• **DIRECTIONS**: Identify each line holding the string "that" and copy it.

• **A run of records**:
----
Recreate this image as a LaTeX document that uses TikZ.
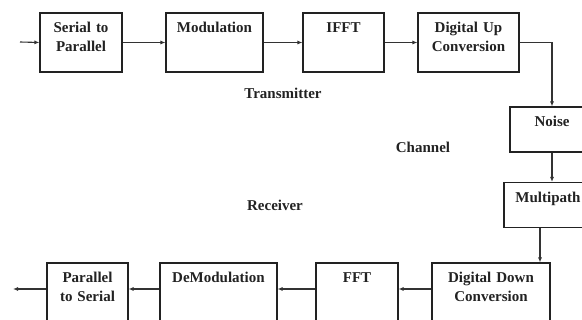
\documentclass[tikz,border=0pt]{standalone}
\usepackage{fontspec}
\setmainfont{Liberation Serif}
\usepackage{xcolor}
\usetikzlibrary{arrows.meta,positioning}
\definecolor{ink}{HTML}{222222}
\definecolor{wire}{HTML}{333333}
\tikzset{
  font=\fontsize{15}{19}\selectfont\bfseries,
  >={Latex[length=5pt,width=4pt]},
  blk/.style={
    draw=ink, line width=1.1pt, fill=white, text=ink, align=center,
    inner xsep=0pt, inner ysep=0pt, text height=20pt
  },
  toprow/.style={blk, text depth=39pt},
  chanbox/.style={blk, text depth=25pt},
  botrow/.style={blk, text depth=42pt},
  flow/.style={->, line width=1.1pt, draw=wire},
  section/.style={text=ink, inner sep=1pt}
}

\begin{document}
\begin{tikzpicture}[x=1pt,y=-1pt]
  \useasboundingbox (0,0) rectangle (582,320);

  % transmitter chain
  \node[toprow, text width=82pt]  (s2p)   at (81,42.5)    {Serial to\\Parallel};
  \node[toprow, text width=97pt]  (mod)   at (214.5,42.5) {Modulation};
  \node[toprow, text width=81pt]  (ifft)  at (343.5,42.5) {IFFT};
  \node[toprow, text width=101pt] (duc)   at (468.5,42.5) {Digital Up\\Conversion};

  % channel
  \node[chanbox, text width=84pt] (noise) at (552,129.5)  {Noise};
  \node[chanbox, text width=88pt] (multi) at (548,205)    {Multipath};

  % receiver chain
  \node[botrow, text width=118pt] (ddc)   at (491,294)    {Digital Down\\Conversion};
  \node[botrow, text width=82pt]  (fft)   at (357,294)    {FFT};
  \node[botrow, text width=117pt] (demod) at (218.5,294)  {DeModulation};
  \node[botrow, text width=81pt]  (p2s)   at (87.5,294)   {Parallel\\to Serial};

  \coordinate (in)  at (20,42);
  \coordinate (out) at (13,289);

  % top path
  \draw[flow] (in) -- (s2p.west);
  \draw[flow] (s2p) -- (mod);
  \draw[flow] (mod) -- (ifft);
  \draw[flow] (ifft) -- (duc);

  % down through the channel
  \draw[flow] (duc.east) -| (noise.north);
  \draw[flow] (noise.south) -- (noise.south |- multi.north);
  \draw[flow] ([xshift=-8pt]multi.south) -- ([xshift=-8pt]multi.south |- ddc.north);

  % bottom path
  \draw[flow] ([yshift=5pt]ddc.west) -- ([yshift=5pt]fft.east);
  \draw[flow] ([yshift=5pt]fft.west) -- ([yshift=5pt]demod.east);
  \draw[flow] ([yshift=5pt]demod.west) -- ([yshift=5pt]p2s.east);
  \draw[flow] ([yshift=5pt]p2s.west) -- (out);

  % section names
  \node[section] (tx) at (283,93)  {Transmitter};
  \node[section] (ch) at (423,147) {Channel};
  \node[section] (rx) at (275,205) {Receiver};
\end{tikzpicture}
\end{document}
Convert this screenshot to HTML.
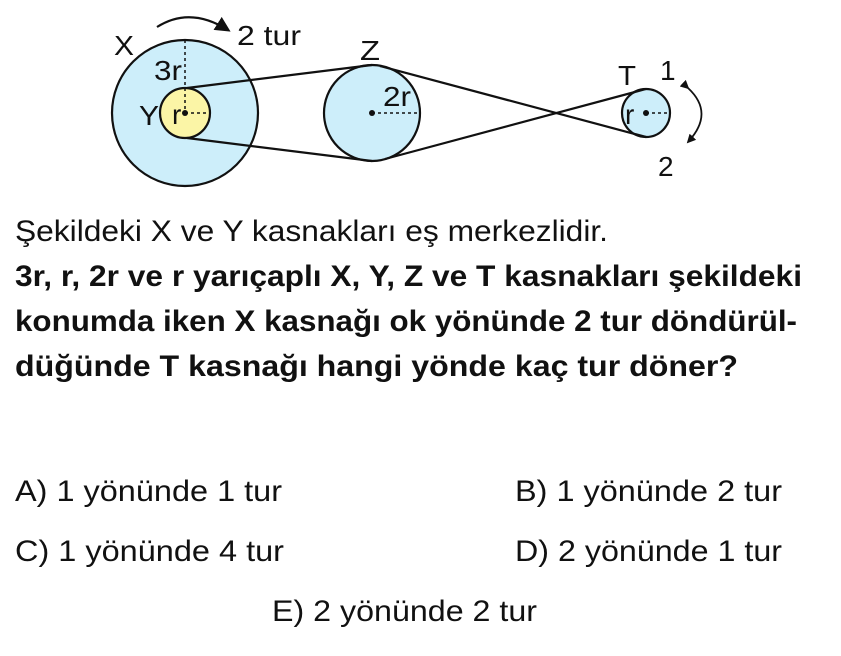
----
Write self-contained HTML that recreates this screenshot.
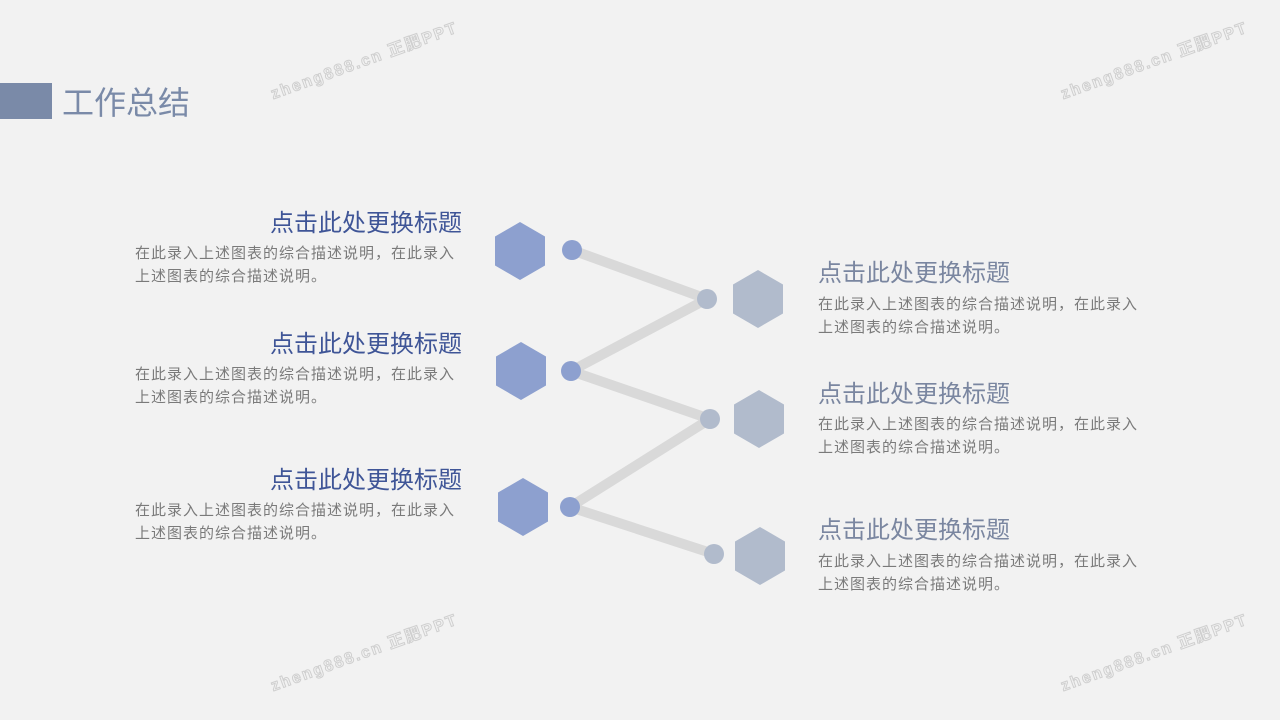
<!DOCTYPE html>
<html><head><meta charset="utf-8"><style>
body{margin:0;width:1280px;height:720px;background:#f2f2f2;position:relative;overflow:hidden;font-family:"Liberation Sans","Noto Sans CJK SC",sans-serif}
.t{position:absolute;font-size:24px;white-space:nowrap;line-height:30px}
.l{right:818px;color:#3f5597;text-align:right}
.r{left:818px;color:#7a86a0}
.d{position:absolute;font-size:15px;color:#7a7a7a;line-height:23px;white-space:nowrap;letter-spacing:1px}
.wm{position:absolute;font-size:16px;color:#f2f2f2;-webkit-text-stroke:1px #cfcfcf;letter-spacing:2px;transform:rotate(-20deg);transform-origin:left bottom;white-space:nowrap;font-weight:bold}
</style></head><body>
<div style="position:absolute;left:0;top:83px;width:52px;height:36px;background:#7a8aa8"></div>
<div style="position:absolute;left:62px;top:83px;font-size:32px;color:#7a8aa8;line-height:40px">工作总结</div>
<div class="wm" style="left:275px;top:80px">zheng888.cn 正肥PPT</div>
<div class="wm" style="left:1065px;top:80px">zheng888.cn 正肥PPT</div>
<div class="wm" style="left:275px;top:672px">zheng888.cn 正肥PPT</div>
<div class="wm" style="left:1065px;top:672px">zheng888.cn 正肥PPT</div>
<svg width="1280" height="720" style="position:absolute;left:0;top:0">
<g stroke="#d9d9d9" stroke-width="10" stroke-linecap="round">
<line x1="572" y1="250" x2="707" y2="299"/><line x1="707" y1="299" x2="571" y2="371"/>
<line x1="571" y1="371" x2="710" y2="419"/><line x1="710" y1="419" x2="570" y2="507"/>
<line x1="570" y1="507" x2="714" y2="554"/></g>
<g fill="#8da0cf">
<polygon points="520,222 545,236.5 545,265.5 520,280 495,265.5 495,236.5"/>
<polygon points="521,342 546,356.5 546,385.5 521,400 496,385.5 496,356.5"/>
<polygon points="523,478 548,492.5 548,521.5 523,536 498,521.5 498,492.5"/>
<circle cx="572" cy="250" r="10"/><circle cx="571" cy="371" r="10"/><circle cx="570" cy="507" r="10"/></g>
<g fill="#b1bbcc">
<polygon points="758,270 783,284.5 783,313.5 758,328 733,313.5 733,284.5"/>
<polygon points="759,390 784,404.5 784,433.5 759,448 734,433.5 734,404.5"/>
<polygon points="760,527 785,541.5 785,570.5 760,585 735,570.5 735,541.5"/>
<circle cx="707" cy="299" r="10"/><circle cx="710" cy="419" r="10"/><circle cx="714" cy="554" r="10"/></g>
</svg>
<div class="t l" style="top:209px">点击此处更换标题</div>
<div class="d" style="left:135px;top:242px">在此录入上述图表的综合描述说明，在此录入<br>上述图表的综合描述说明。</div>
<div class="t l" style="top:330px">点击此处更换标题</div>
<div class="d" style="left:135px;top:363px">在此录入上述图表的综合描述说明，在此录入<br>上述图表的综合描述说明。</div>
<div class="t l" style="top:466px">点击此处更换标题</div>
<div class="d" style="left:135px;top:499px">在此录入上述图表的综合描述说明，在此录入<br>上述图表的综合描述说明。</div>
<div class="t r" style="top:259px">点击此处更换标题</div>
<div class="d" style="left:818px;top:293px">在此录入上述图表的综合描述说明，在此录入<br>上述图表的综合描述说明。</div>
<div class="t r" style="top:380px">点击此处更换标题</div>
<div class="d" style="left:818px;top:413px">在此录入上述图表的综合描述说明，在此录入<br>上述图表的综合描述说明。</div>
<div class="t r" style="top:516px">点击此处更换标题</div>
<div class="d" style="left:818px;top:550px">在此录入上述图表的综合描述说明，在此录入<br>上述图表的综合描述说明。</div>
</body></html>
----
• **FULL OUTPUT**:
Recreate this image as a LaTeX document that uses TikZ.
Write self-contained HTML that recreates this screenshot.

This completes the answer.